While football hasn’t been seen as a sport as dangerous to its participants as boxing, that’s changing—and if subconcussive, repetitive blows are a threat to brain health, perceptions of the sport could change dramatically. The numbers Bazarian is collecting are steep. “After the first practice, we looked at one player’s helmet impact data on the computer, and he’d been hit 70 times,” Bazarian says. “Seventy times, one player, one practice—it wasn’t even a game. So over the course of the season, players are going to be hit on the order of a thousand times or so, I think.”

The public health implications, he notes, are significant. “There are thousands of 9- and 10-year-olds playing Pop Warner football. They may play competitively for 8 to 10 years. If these low-level head hits cause injury, and if this injury builds up from year to year, we’d better find out. And we’d better find out soon.”

footballFOR THE RECORD: Kirsten Ross ’11, a health project coordinator in the Department of Emergency Medicine, assists Bazarian, wirelessly downloading the data collected on each helmet after every game and practice of the season. (Photo: Adam Fenster)

So many Rochester players were prepared to take part that Bazarian had to turn some away. He hopes to secure further funding to put helmets outfitted with sensors on all players and to follow his subjects for several years.

“I think it’s the nature of the student who’s drawn to this University—it’s a research university,” says athletic trainer Eric Rozen. Bazarian credits him with making the study possible, a vital liaison between players and researchers. “He has a lot of credibility with the players that I don’t have, and they know he’s looking out for their best interest.”

While team members are interested in the research, they’re not preoccupied with the hazards of the sport. Still, “it would be hard for it not to be a concern,” says Rozen. “It’s been so out there in the public.”

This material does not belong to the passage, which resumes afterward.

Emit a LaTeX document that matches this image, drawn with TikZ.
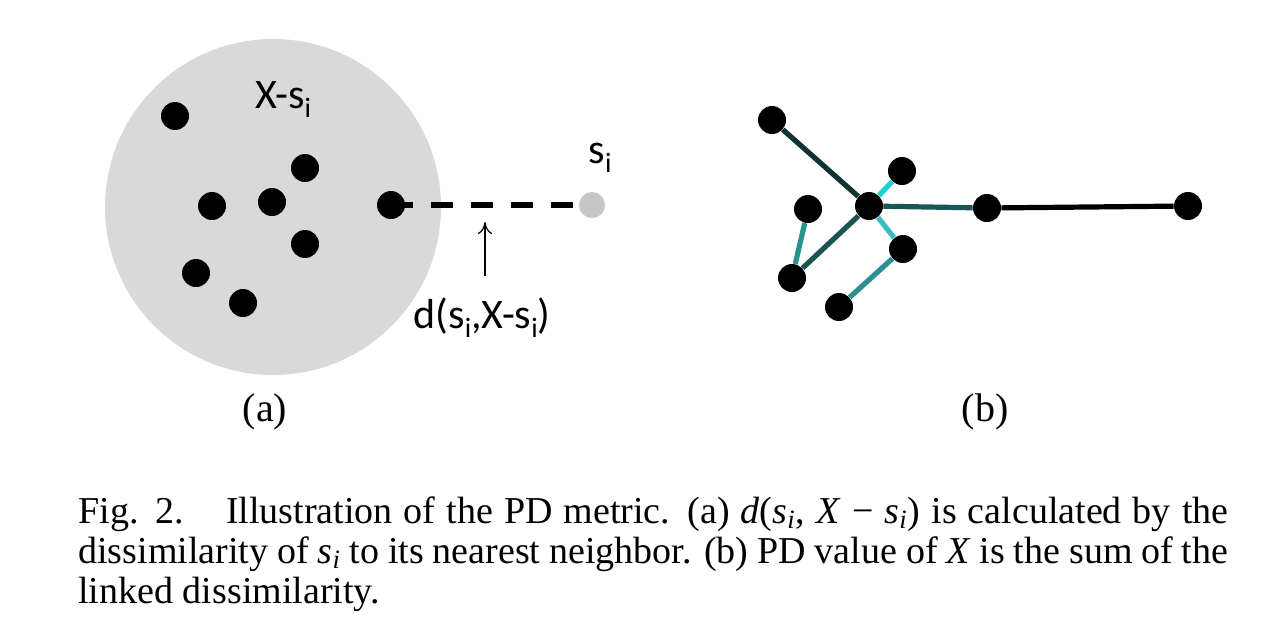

“While on the field in practice and in games, I don’t feel any more or less aware of the hits I am taking, but since we now must turn in the special helmets each night after practice, I find myself looking back on any headache-inducing hits and wondering what kind of damage it may cause to my brain or what kind of force was produced. Basically, I’m very interested in the results,” says Brendan Pigeon ’13, a mechanical engineering major from Oneonta, N.Y. A linebacker for the team’s defense, Pigeon is involved in the majority of plays on the field. With 60 to 80 plays in a game, “I probably have helmet-to-helmet contact on 40 to 50 of them,” he estimates.

football (Illustration: Steve Boerner for Rochester Review)

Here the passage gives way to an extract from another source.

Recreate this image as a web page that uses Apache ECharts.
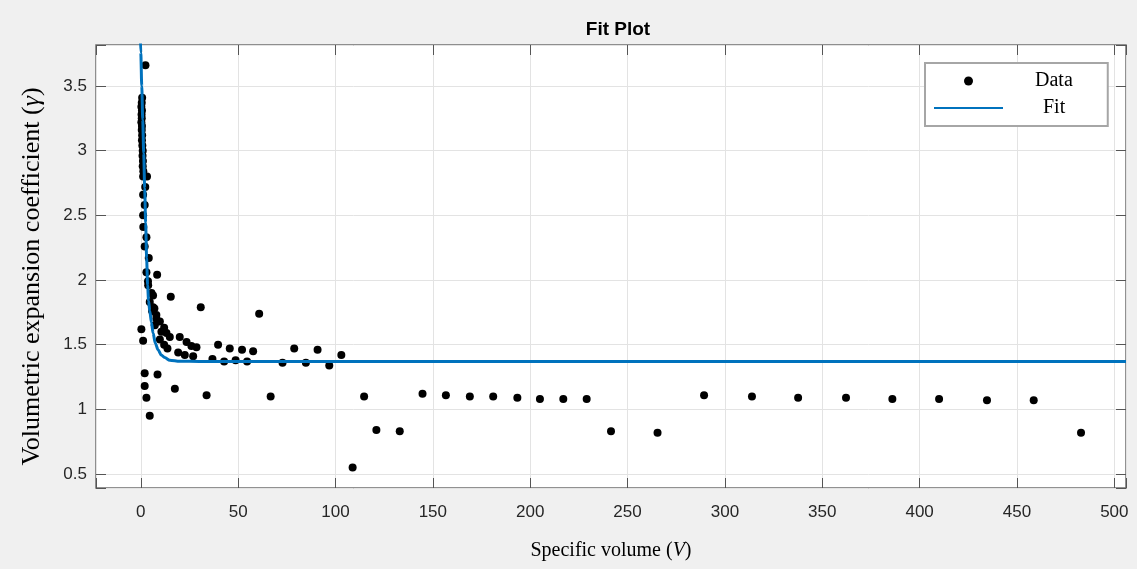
<!DOCTYPE html>
<html>
<head>
<meta charset="utf-8">
<script src="https://cdn.jsdelivr.net/npm/echarts@6/dist/echarts.min.js"></script>
<style>
html,body{margin:0;padding:0;background:#f0f0f0;}
#chart{width:1137px;height:569px;}
</style>
</head>
<body>
<div id="chart"></div>
<script>
// Measured data (specific volume V, expansion coefficient gamma)
const dataV = [
  2.4, 0.7, 0.5, 0.3, 0.6, 0.4, 0.5, 0.3, 0.6, 0.5, 0.7, 0.6, 0.8, 1.0, 0.9, 1.1, 1.0, 1.3, 1.2, 3.2,
  2.3, 1.2, 2.0, 1.2, 1.3, 2.9, 2.0, 4.1, 2.9, 8.4, 3.7, 3.8, 5.5, 6.3, 15.4, 4.6, 6.3, 7.0, 5.8, 8.0,
  9.8, 8.0, 7.2, 12.0, 10.6, 13.2, 14.9, 20.0, 9.8, 23.5, 12.0, 26.0, 28.6, 13.7, 19.2, 22.6, 26.9, 30.8, 0.3, 1.2,
  2.0, 8.6, 2.0, 17.5, 2.9, 33.8, 4.6,
  36.8, 39.7, 42.8, 45.7, 48.7, 52.0, 54.6, 57.7, 60.8, 66.7, 72.8, 78.8, 84.8, 90.8, 96.8, 103.0,
  108.8, 114.7, 121.0, 133.0, 144.7, 156.7, 169.0, 181.0, 193.4, 205.0, 217.0, 229.0,
  241.5, 265.4, 289.3, 313.9, 337.6, 362.2, 386.0, 410.0, 434.6, 458.6, 482.9
];
const dataGamma = [
  3.66, 3.41, 3.37, 3.34, 3.31, 3.28, 3.25, 3.22, 3.19, 3.16, 3.12, 3.08, 3.04, 3.00, 2.96, 2.92, 2.88, 2.84, 2.80, 2.80,
  2.72, 2.66, 2.58, 2.50, 2.41, 2.33, 2.26, 2.17, 2.06, 2.04, 1.99, 1.96, 1.90, 1.88, 1.87, 1.83, 1.79, 1.78, 1.76, 1.73,
  1.68, 1.70, 1.65, 1.63, 1.60, 1.59, 1.56, 1.56, 1.54, 1.52, 1.50, 1.49, 1.48, 1.47, 1.44, 1.42, 1.41, 1.79, 1.62, 1.53,
  1.28, 1.27, 1.18, 1.16, 1.09, 1.11, 0.95,
  1.39, 1.50, 1.37, 1.47, 1.38, 1.46, 1.37, 1.45, 1.74, 1.10, 1.36, 1.47, 1.36, 1.46, 1.34, 1.42,
  0.55, 1.10, 0.84, 0.83, 1.12, 1.11, 1.10, 1.10, 1.09, 1.08, 1.08, 1.08,
  0.83, 0.82, 1.11, 1.10, 1.09, 1.09, 1.08, 1.08, 1.07, 1.07, 0.82
];
// Fit curve, points
const fitV = [-0.3, 0, 0.5, 1.0, 1.5, 2.0, 2.5, 3.0, 3.5, 4.0, 4.6, 5.5, 6.3, 7.5, 8.9, 10.5, 12.3, 14.9, 20, 30, 60, 506];
const fitGamma = [3.92, 3.76, 3.50, 3.24, 2.98, 2.71, 2.44, 2.17, 1.96, 1.84, 1.76, 1.67, 1.59, 1.51, 1.46, 1.42, 1.40, 1.38, 1.372, 1.37, 1.37, 1.37];

const seriesNames = ['Data', 'Fit'];
const titleText = 'Fit Plot';
const xName = 'Specific volume ({i|V})';
const yName = 'Volumetric expansion coefficient ({i|γ})';

const xMin = -23, xMax = 506, yMin = 0.392, yMax = 3.817;

const scatterData = dataV.map((v, i) => [v, dataGamma[i]]);
const fitData = fitV.map((v, i) => [v, fitGamma[i]]);

const sans = 'Liberation Sans, Arial, Helvetica, sans-serif';
const serif = 'Liberation Serif, Times New Roman, serif';

function xFmt(v) { return Math.abs(v / 50 - Math.round(v / 50)) < 1e-6 ? String(Math.round(v)) : ''; }
function yFmt(v) { return Math.abs(v / 0.5 - Math.round(v / 0.5)) < 1e-6 ? String(Math.round(v * 10) / 10) : ''; }

const tickStyle = { show: true, inside: true, length: 10, lineStyle: { color: '#555', width: 1 } };
const noLine = { show: false, onZero: false };

const chart = echarts.init(document.getElementById('chart'), null, { renderer: 'canvas' });
chart.setOption({
  animation: false,
  backgroundColor: '#f0f0f0',
  title: {
    text: titleText,
    left: 613, top: 15, textAlign: 'center',
    textStyle: { fontFamily: sans, fontWeight: 'bold', fontSize: 19, color: '#000' }
  },
  grid: {
    left: 96, right: 11, top: 45, bottom: 81,
    show: true, backgroundColor: '#ffffff', borderColor: '#6e6e6e', borderWidth: 1.5
  },
  legend: {
    orient: 'vertical', left: 925, top: 63,
    padding: [8, 35, 8, 8], itemGap: 7, itemWidth: 69, itemHeight: 9,
    backgroundColor: '#ffffff', borderColor: '#a6a6a6', borderWidth: 2,
    textStyle: { fontFamily: serif, fontSize: 20, color: '#000' },
    data: [
      { name: seriesNames[0], textStyle: { padding: [0, 0, 0, 27] } },
      { name: seriesNames[1], textStyle: { padding: [0, 0, 0, 35] },
        itemStyle: { color: 'rgba(0,0,0,0)', borderWidth: 0, borderColor: 'rgba(0,0,0,0)' } }
    ]
  },
  xAxis: [{
    type: 'value', min: xMin, max: xMax, splitNumber: 10,
    position: 'bottom',
    name: xName, nameLocation: 'middle', nameGap: 53,
    nameTextStyle: { fontFamily: serif, fontSize: 20, color: '#000',
      rich: { i: { fontFamily: serif, fontSize: 20, fontStyle: 'italic', color: '#000' } } },
    axisLine: noLine,
    axisTick: tickStyle,
    axisLabel: { formatter: xFmt, margin: 16, fontFamily: sans, fontSize: 17, color: '#262626' },
    splitLine: { show: true, lineStyle: { color: '#e3e3e3', width: 1 } }
  }, {
    type: 'value', min: xMin, max: xMax, splitNumber: 10,
    position: 'top',
    axisLine: noLine, axisTick: tickStyle,
    axisLabel: { show: false }, splitLine: { show: false }
  }],
  yAxis: [{
    type: 'value', min: yMin, max: yMax, splitNumber: 7,
    position: 'left',
    name: yName, nameLocation: 'middle', nameGap: 51, nameRotate: 90,
    nameTextStyle: { fontFamily: serif, fontSize: 26, color: '#000', padding: [0, 20, 0, 0],
      rich: { i: { fontFamily: serif, fontSize: 26, fontStyle: 'italic', color: '#000' } } },
    axisLine: noLine,
    axisTick: tickStyle,
    axisLabel: { formatter: yFmt, margin: 9, fontFamily: sans, fontSize: 17, color: '#262626' },
    splitLine: { show: true, lineStyle: { color: '#e3e3e3', width: 1 } }
  }, {
    type: 'value', min: yMin, max: yMax, splitNumber: 7,
    position: 'right',
    axisLine: noLine, axisTick: tickStyle,
    axisLabel: { show: false }, splitLine: { show: false }
  }],
  series: [{
    name: seriesNames[0], type: 'scatter', xAxisIndex: 0, yAxisIndex: 0,
    data: scatterData, symbol: 'circle', symbolSize: 8,
    itemStyle: { color: '#000000', opacity: 1 }
  }, {
    name: seriesNames[1], type: 'line', xAxisIndex: 0, yAxisIndex: 0,
    data: fitData, symbol: 'none', showSymbol: false, smooth: 0.3, smoothMonotone: 'x',
    lineStyle: { color: '#0072BD', width: 3 },
    clip: true
  }]
});
</script>
</body>
</html>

The research exemplifies Medical Center–College collaboration with the participation not just of the football team but also of DTI “guru”—in Bazarian’s words—Jianhui Zhong, a professor of imaging sciences and biomedical engineering at the School of Medicine and Dentistry, and Eric Blackman, a professor of physics and astronomy in the College, who will interpret the impact data when the season ends.

Bazarian is hopeful that, if he’s able to follow the students for several years, he’ll find that the brain recovers when it’s given adequate rest. “That would be best case scenario: if we see any damage, with rest, it goes away.”

The investigations could also point the way to a threshold, a number of blows or a collective force at which coaches and trainers know it’s imperative to pull a player out of a game.

“Maybe the information could be used in a preventive kind of way,” he says.